It is looking increasingly likely that the U.S. and some of its allies will begin some sort of military intervention in Syria. Today, American officials said that an intervention in Syria could take place "as early as Thursday." Secretary of Defense Chuck Hagel has said that all of the military preparations are complete, and that all that remains is for Obama to give the order to strike for a military intervention to begin, which according to officials will almost certainly take the form of limited airstrikes.
The British Parliament is to be recalled on Thursday to discuss a response to last week's suspected chemical weapon attack, and the military has made plans for an intervention. French President Hollande said that France was ready "to punish" whoever is responsible for the attack.

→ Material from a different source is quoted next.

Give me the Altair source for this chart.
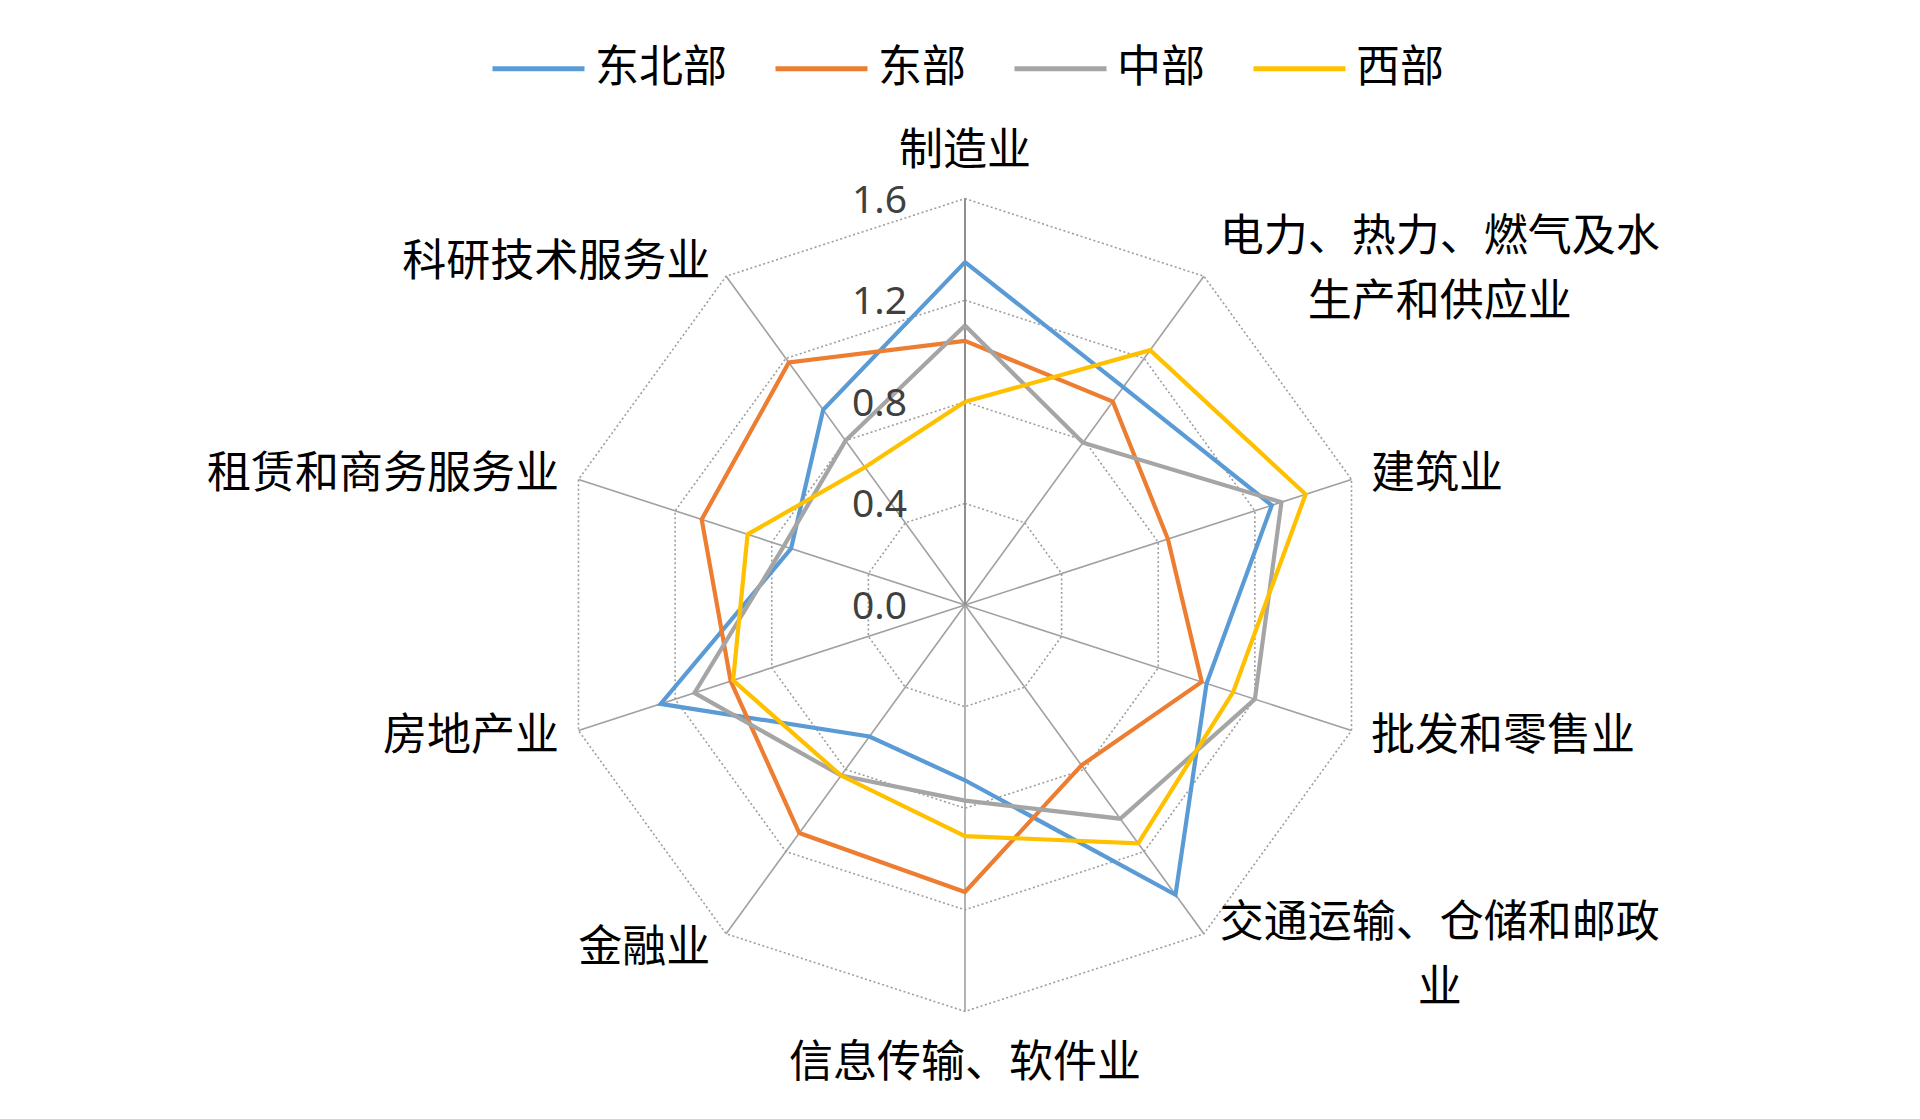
import math
import altair as alt
import pandas as pd

# ---------------- data ----------------
categories = [
    "制造业",
    "电力、热力、燃气及水\n生产和供应业",
    "建筑业",
    "批发和零售业",
    "交通运输、仓储和邮政\n业",
    "信息传输、软件业",
    "金融业",
    "房地产业",
    "租赁和商务服务业",
    "科研技术服务业",
]
series_names = ["东北部", "东部", "中部", "西部"]
northeast = [1.35, 1.06, 1.27, 1.00, 1.41, 0.69, 0.64, 1.26, 0.72, 0.95]
east = [1.04, 0.99, 0.84, 0.98, 0.78, 1.13, 1.11, 0.97, 1.09, 1.18]
central = [1.10, 0.79, 1.31, 1.20, 1.04, 0.77, 0.83, 1.12, 0.75, 0.80]
west = [0.80, 1.24, 1.41, 1.11, 1.16, 0.91, 0.83, 0.96, 0.90, 0.67]
tick_values = [0.0, 0.4, 0.8, 1.2, 1.6]
tick_labels = ["0.0", "0.4", "0.8", "1.2", "1.6"]

colors = ["#5B9BD5", "#ED7D31", "#A5A5A5", "#FFC000"]

# ---------------- layout ----------------
W, H = 1900, 1100
CX, CY = 957, 597          # centre of the radar in plot pixels
PX = 254.0                 # pixels per data unit
RMAX = 1.6
N = len(categories)
CJK_FONT = "Noto Sans CJK SC"
FS = 44
LH = 65

x_scale = alt.Scale(domain=[-CX / PX, (W - CX) / PX], nice=False, zero=False)
y_scale = alt.Scale(domain=[-(H - CY) / PX, CY / PX], nice=False, zero=False)

# series table (closed polygons)
all_vals = [northeast, east, central, west]
rows = []
for name, vals in zip(series_names, all_vals):
    for i in range(N + 1):
        rows.append({"series": name, "idx": i, "cat_i": i % N, "value": vals[i % N]})
series_df = pd.DataFrame(rows)

# grid rings
ring_rows = []
for lv in tick_values[1:]:
    for i in range(N + 1):
        ring_rows.append({"level": lv, "idx": i, "cat_i": i % N})
ring_df = pd.DataFrame(ring_rows)

# spokes
spoke_df = pd.DataFrame({"cat_i": list(range(N)), "r": [RMAX] * N})

# category labels
lab_rows = []
for i, lab in enumerate(categories):
    th = 2 * math.pi * i / N
    s, c = math.sin(th), math.cos(th)
    lines_ = lab.split("\n")
    width = max(len(l) for l in lines_) * FS
    if abs(s) < 0.1:
        lx = RMAX * s
        ly = RMAX * c + (50 * c - 3) / PX
    else:
        gap = 10 + 10 * abs(s)
        lx = RMAX * s + math.copysign(gap + width / 2, s) / PX
        ly = RMAX * c + (3 + 17 * c - 4) / PX
    ly += (len(lines_) - 1) * 25 / PX
    lab_rows.append({"label": lab, "lx": lx, "ly": ly})
lab_df = pd.DataFrame(lab_rows)

tick_df = pd.DataFrame({"v": tick_values, "t": tick_labels})

ang = "datum.cat_i * 2 * PI / %d" % N

rings = alt.Chart(ring_df).mark_line(
    color="#9E9E9E", strokeWidth=1.6, strokeDash=[2, 2.5]
).transform_calculate(
    x="datum.level * sin(%s)" % ang, y="datum.level * cos(%s)" % ang
).encode(
    x=alt.X("x:Q", scale=x_scale, axis=None),
    y=alt.Y("y:Q", scale=y_scale, axis=None),
    detail="level:N",
    order="idx:Q",
)

spokes = alt.Chart(spoke_df).mark_rule(color="#A0A0A0", strokeWidth=1.6).transform_calculate(
    x0="0", y0="0",
    x2="datum.r * sin(%s)" % ang, y2="datum.r * cos(%s)" % ang,
).encode(
    x=alt.X("x0:Q", scale=x_scale, axis=None),
    y=alt.Y("y0:Q", scale=y_scale, axis=None),
    x2="x2:Q",
    y2="y2:Q",
)

value_axis = alt.Chart(spoke_df.iloc[:1]).mark_rule(color="#8C8C8C", strokeWidth=1.8).transform_calculate(
    x0="0", y0="0", y2="datum.r"
).encode(
    x=alt.X("x0:Q", scale=x_scale, axis=None),
    y=alt.Y("y0:Q", scale=y_scale, axis=None),
    y2="y2:Q",
)

lines = alt.Chart(series_df).mark_line(strokeWidth=4.2, strokeJoin="miter").transform_calculate(
    x="datum.value * sin(%s)" % ang, y="datum.value * cos(%s)" % ang
).encode(
    x=alt.X("x:Q", scale=x_scale, axis=None),
    y=alt.Y("y:Q", scale=y_scale, axis=None),
    color=alt.Color(
        "series:N",
        scale=alt.Scale(domain=series_names, range=colors),
        legend=alt.Legend(
            title=None,
            orient="none",
            legendX=482,
            legendY=12,
            direction="horizontal",
            columns=4,
            symbolType="stroke",
            symbolSize=92 * 92,
            symbolStrokeWidth=4.8,
            labelFont=CJK_FONT,
            labelFontSize=FS,
            labelColor="black",
            labelOffset=8,
            columnPadding=38,
        ),
    ),
    order="idx:Q",
)

ticks = alt.Chart(tick_df).mark_text(
    align="right", baseline="middle", dx=-58, dy=2, font="Noto Sans", fontSize=39, color="#404040"
).transform_calculate(x0="0").encode(
    x=alt.X("x0:Q", scale=x_scale, axis=None),
    y=alt.Y("v:Q", scale=y_scale, axis=None),
    text="t:N",
)

labels = alt.Chart(lab_df).mark_text(
    align="center", baseline="middle", lineBreak="\n", lineHeight=LH,
    font=CJK_FONT, fontSize=FS, color="black"
).encode(
    x=alt.X("lx:Q", scale=x_scale, axis=None),
    y=alt.Y("ly:Q", scale=y_scale, axis=None),
    text="label:N",
)

chart = alt.layer(rings, spokes, value_axis, lines, ticks, labels).properties(
    width=W, height=H, padding=0, autosize=alt.AutoSizeParams(type="none")
).configure(background="white").configure_view(stroke=None)

chart.save("out.html", embed_options={"renderer": "svg", "actions": False})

Despite the increased chance of military intervention in Syria American officials have said that such an intervention will not seek to topple the Assad regime.
WASHINGTON, Aug. 27 (UPI)—President Obama is likely to order a limited airstrike on Syria to punish it for using nerve gas but won't seek to topple the Assad regime, U.S. officials said.

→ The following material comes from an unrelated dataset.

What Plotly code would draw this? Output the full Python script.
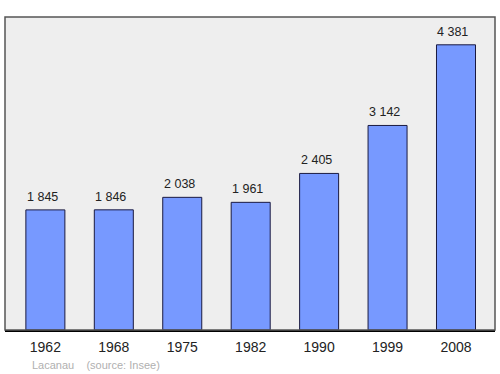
import plotly.graph_objects as go

years = ["1962", "1968", "1975", "1982", "1990", "1999", "2008"]
population = [1845, 1846, 2038, 1961, 2405, 3142, 4381]
labels = ["1 845", "1 846", "2 038", "1 961", "2 405", "3 142", "4 381"]

fig = go.Figure()
fig.add_trace(go.Bar(
    x=years, y=population, width=0.57,
    marker=dict(color="#7799ff", line=dict(color="#1a1a40", width=1)),
    hoverinfo="skip",
))
for i, (v, t) in enumerate(zip(population, labels)):
    fig.add_annotation(x=i, y=v, text=t, showarrow=False, yanchor="bottom",
                       yshift=4, xshift=-3,
                       font=dict(size=12.5, color="#222", family="Liberation Sans, Arial"))

fig.add_annotation(xref="paper", yref="paper", x=0.05, y=-0.085, xanchor="left",
                   yanchor="top", showarrow=False,
                   text="Lacanau&nbsp;&nbsp;&nbsp;&nbsp;(source: Insee)",
                   font=dict(size=11, color="#b0b0b0", family="Liberation Sans, Arial"))

fig.add_shape(type="rect", xref="paper", yref="paper", x0=0, y0=0, x1=1, y1=1,
              line=dict(color="#555555", width=1.5), layer="above")

fig.update_layout(
    width=500, height=374,
    margin=dict(l=5, r=5, t=17, b=44),
    paper_bgcolor="white", plot_bgcolor="#eeeeee",
    showlegend=False,
    bargap=0.43,
    xaxis=dict(type="category", range=[-0.59, 6.57], showgrid=False, zeroline=False,
               ticks="outside", ticklen=3, tickcolor="rgba(0,0,0,0)",
               tickfont=dict(size=14, color="#222", family="Liberation Sans, Arial"),
               showline=True, linecolor="#000", linewidth=1.5),
    yaxis=dict(range=[0, 4808], showgrid=False, zeroline=False, showticklabels=False,
               ticks=""),
)
fig.write_html("out.html")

Carrying out a military intervention in Syria to punish Assad for using chemical weapons will not stop the slaughter and could help the rebels, many of whom are fighting for the establishment of an Islamic state. Such a move will only serve to pressure Assad not to use a particular sort of weapon, which is suspected of causing the deaths of a small fraction of the total number of people killed in the Syrian civil war.
Syrian forces have demonstrated since the civil war began that they are capable of mass murder without the use of chemical weapons. If airstrikes do dissuade Syrian forces from using chemical weapons there is no reason to think that conventional weapons won't continue to be used to commit atrocities.
Syrian forces have already reportedly engaged in systematic rape and torture, as well as numerous massacres, none of which prompted the president to mention a "red line." Without chemical weapons, which United Nations inspectors have yet to confirm were used, Assad's forces will still be able to inflict misery on the Syrian people.
In the unlikely event that limited airstrikes do help the rebels in a significant way there is a chance that the more unpleasant elements of Assad's opposition could benefit, potentially prolonging the conflict.
The recent calls for intervention in Syria illustrate the strange special treatment given to chemical weapons in modern diplomacy and international law. The images of last week's suspected chemical attack are disturbing and tragic, but so are the photos and footage of the numerous other atrocities committed during the Syrian civil war which did not prompt the sort of reaction or condemnation we have seen in the last week.